DIRECTIONS:
Leave out the images and repeat the listing below without a single change.
══ INFORMATION PROVIDED
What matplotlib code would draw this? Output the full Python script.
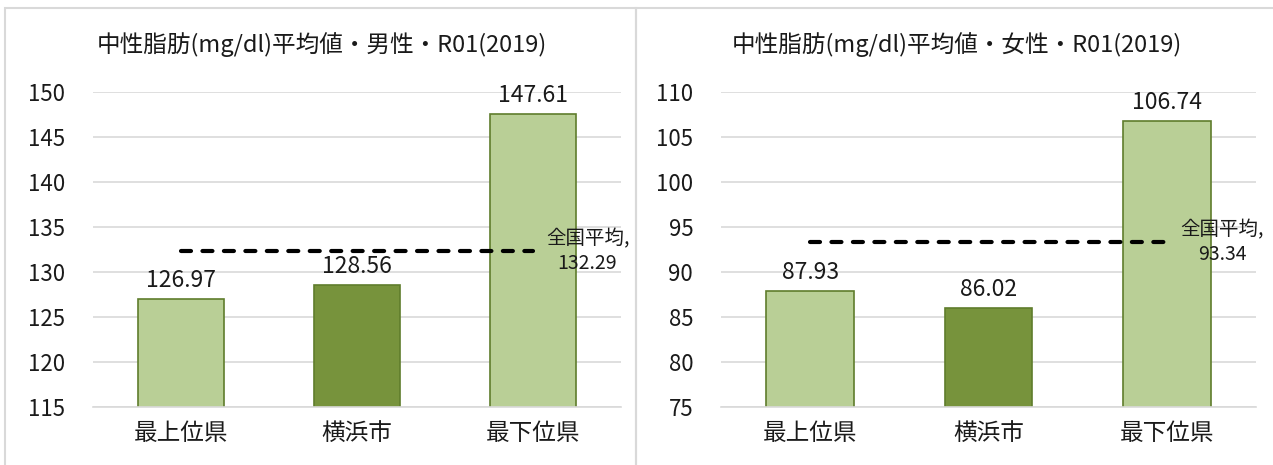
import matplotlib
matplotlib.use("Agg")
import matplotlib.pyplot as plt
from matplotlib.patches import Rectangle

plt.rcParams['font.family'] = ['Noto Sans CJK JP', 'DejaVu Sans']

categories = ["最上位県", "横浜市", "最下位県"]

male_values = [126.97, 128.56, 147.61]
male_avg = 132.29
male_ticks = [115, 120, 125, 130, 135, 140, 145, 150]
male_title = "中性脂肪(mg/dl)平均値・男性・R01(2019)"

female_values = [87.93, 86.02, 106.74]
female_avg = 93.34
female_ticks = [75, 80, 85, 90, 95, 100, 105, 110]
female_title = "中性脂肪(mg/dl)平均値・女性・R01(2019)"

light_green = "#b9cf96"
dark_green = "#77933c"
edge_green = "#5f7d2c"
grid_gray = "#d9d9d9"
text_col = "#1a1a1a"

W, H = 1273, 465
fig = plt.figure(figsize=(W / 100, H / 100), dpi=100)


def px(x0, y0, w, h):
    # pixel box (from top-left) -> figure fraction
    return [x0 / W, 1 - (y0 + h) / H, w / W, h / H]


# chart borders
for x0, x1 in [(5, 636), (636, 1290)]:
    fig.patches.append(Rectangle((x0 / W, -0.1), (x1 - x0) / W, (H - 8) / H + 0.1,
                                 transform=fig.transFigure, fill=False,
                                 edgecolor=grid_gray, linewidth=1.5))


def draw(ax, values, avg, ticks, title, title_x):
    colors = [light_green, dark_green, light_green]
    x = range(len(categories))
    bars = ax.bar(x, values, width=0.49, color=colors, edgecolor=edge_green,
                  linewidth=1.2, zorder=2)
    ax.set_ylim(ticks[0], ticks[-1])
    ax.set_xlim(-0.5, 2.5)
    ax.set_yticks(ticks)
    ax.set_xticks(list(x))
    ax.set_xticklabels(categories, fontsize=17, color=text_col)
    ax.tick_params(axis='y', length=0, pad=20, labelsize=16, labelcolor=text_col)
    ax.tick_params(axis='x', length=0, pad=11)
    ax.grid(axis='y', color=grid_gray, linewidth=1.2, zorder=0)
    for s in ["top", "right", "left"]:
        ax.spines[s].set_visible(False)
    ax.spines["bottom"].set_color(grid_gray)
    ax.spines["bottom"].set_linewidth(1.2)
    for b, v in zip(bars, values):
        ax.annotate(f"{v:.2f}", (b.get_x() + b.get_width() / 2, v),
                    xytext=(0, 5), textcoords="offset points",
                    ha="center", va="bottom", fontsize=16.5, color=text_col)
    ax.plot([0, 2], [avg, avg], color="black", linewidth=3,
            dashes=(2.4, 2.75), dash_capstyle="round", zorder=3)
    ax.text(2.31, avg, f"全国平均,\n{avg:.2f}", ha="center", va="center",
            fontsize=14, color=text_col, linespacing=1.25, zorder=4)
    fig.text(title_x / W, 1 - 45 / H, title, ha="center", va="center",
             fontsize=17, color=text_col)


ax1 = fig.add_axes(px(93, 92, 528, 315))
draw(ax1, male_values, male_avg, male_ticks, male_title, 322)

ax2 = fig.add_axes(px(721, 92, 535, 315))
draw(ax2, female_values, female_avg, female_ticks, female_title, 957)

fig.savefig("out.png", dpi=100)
════
REPLY TO THE EXERCISE:
What matplotlib code would draw this? Output the full Python script.
import matplotlib
matplotlib.use("Agg")
import matplotlib.pyplot as plt
from matplotlib.patches import Rectangle

plt.rcParams['font.family'] = ['Noto Sans CJK JP', 'DejaVu Sans']

categories = ["最上位県", "横浜市", "最下位県"]

male_values = [126.97, 128.56, 147.61]
male_avg = 132.29
male_ticks = [115, 120, 125, 130, 135, 140, 145, 150]
male_title = "中性脂肪(mg/dl)平均値・男性・R01(2019)"

female_values = [87.93, 86.02, 106.74]
female_avg = 93.34
female_ticks = [75, 80, 85, 90, 95, 100, 105, 110]
female_title = "中性脂肪(mg/dl)平均値・女性・R01(2019)"

light_green = "#b9cf96"
dark_green = "#77933c"
edge_green = "#5f7d2c"
grid_gray = "#d9d9d9"
text_col = "#1a1a1a"

W, H = 1273, 465
fig = plt.figure(figsize=(W / 100, H / 100), dpi=100)


def px(x0, y0, w, h):
    # pixel box (from top-left) -> figure fraction
    return [x0 / W, 1 - (y0 + h) / H, w / W, h / H]


# chart borders
for x0, x1 in [(5, 636), (636, 1290)]:
    fig.patches.append(Rectangle((x0 / W, -0.1), (x1 - x0) / W, (H - 8) / H + 0.1,
                                 transform=fig.transFigure, fill=False,
                                 edgecolor=grid_gray, linewidth=1.5))


def draw(ax, values, avg, ticks, title, title_x):
    colors = [light_green, dark_green, light_green]
    x = range(len(categories))
    bars = ax.bar(x, values, width=0.49, color=colors, edgecolor=edge_green,
                  linewidth=1.2, zorder=2)
    ax.set_ylim(ticks[0], ticks[-1])
    ax.set_xlim(-0.5, 2.5)
    ax.set_yticks(ticks)
    ax.set_xticks(list(x))
    ax.set_xticklabels(categories, fontsize=17, color=text_col)
    ax.tick_params(axis='y', length=0, pad=20, labelsize=16, labelcolor=text_col)
    ax.tick_params(axis='x', length=0, pad=11)
    ax.grid(axis='y', color=grid_gray, linewidth=1.2, zorder=0)
    for s in ["top", "right", "left"]:
        ax.spines[s].set_visible(False)
    ax.spines["bottom"].set_color(grid_gray)
    ax.spines["bottom"].set_linewidth(1.2)
    for b, v in zip(bars, values):
        ax.annotate(f"{v:.2f}", (b.get_x() + b.get_width() / 2, v),
                    xytext=(0, 5), textcoords="offset points",
                    ha="center", va="bottom", fontsize=16.5, color=text_col)
    ax.plot([0, 2], [avg, avg], color="black", linewidth=3,
            dashes=(2.4, 2.75), dash_capstyle="round", zorder=3)
    ax.text(2.31, avg, f"全国平均,\n{avg:.2f}", ha="center", va="center",
            fontsize=14, color=text_col, linespacing=1.25, zorder=4)
    fig.text(title_x / W, 1 - 45 / H, title, ha="center", va="center",
             fontsize=17, color=text_col)


ax1 = fig.add_axes(px(93, 92, 528, 315))
draw(ax1, male_values, male_avg, male_ticks, male_title, 322)

ax2 = fig.add_axes(px(721, 92, 535, 315))
draw(ax2, female_values, female_avg, female_ticks, female_title, 957)

fig.savefig("out.png", dpi=100)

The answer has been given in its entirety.